The Palace Hotel on Burke Road is on the border of Melbourne’s longest surviving dry zone, meaning it is the only pub for miles. As such, there was a good crowd in attendance. There’s nothing like scarcity to create demand. Oscar and I took seats on the side as the band set up. I recognised my former classmates as they tweaked knobs, set levels and tuned guitars, but thought I’d save the reunion until after the gig.  I scanned the room for other familiar faces but couldn’t see any immediately.

With the stage set up in the bistro, the house lights were left on as the band started. Clearly the proprietors considered it more important for the patrons to be able to see their parmigiana and chips than the band.

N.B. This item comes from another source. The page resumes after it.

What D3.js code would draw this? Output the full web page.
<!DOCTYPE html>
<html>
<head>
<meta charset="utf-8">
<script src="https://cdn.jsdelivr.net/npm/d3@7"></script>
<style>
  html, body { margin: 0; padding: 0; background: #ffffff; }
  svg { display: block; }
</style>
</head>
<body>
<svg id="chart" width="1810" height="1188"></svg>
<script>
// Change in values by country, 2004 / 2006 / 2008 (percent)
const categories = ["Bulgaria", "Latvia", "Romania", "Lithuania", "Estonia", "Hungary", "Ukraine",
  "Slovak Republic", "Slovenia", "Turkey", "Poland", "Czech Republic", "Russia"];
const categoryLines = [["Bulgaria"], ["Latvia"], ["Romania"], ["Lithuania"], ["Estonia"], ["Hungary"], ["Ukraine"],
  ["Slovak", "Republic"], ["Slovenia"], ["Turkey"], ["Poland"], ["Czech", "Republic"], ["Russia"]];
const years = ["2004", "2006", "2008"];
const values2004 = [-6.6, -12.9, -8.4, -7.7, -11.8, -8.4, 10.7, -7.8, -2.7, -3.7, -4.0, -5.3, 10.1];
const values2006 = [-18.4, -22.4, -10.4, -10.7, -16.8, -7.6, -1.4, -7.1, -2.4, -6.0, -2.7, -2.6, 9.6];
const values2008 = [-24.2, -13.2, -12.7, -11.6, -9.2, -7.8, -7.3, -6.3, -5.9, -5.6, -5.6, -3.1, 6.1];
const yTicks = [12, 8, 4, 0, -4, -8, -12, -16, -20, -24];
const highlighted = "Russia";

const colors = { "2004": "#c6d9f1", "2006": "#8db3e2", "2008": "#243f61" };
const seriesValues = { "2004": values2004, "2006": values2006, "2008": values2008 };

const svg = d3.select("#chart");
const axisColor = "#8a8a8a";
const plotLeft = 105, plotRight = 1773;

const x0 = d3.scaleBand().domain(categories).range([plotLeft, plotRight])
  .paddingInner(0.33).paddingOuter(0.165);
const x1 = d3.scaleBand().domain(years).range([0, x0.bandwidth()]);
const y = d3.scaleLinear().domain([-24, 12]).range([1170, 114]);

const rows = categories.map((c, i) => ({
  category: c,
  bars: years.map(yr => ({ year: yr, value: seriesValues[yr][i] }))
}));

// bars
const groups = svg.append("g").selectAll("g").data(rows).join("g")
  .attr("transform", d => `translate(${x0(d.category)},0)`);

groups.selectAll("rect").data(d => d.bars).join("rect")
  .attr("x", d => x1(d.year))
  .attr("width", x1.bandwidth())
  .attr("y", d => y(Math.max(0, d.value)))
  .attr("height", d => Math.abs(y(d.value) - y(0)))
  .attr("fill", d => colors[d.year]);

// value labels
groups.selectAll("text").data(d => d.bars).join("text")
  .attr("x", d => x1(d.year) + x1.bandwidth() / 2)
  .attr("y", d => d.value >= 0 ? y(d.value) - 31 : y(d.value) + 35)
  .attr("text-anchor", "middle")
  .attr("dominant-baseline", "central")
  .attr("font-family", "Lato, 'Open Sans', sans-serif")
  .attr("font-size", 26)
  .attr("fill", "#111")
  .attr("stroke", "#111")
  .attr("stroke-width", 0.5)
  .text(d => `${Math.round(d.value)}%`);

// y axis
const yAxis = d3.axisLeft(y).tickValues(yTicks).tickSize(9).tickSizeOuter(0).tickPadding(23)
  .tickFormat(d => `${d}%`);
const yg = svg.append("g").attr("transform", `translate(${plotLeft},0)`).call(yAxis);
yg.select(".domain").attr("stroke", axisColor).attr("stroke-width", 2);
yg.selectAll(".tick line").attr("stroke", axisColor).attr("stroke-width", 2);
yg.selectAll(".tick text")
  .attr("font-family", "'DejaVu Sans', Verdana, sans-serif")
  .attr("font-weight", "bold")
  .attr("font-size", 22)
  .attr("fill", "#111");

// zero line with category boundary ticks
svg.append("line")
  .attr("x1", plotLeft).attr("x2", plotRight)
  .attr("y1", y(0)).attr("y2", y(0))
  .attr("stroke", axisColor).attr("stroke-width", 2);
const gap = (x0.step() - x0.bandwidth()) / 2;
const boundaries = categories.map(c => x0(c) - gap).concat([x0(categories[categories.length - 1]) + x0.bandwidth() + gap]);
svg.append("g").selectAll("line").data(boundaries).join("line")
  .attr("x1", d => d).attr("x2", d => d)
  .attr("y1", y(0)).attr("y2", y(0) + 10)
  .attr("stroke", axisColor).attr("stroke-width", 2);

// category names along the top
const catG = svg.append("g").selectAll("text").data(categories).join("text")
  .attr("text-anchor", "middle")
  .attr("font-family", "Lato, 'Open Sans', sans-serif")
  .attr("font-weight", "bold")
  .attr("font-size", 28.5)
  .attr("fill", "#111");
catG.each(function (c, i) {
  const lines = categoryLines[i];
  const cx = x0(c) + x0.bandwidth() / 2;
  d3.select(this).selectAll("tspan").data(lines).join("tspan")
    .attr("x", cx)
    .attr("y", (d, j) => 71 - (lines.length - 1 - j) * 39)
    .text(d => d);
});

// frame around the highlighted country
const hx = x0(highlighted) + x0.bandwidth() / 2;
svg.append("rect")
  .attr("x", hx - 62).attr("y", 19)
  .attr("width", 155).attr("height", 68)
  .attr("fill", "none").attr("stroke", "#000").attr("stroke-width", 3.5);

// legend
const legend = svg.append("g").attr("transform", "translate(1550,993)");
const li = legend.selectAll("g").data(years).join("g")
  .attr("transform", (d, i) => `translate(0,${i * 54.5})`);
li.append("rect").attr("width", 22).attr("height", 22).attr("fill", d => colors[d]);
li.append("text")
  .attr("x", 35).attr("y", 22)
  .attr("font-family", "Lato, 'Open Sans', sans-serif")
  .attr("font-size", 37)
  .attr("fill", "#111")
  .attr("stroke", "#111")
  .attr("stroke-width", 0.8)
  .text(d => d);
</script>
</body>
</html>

There’s No Point In Asking…

NQ1Louis got the ball rolling with a laid back riff that developed into Why Didn’t You Tell Me?, a song I vaguely recognised, but had pretty much forgotten about. Given the band’s name it was fitting they opened with a song posed as a question. When Steve asked if anyone could name the band that originally performed it, only one member of the audience proffered a guess. Fischer Z if you’re interested.

Cover bands rely on the ability of the audience to recognise the song, so they only work if the musicians are skilled enough to pull off a convincing enough facsimile of the original. No one is looking for radical reinterpretations or genre bending experimentation – just the song played and sung in a recognisable manner. On this measure, Next Question fulfilled the cover band charter with aplomb.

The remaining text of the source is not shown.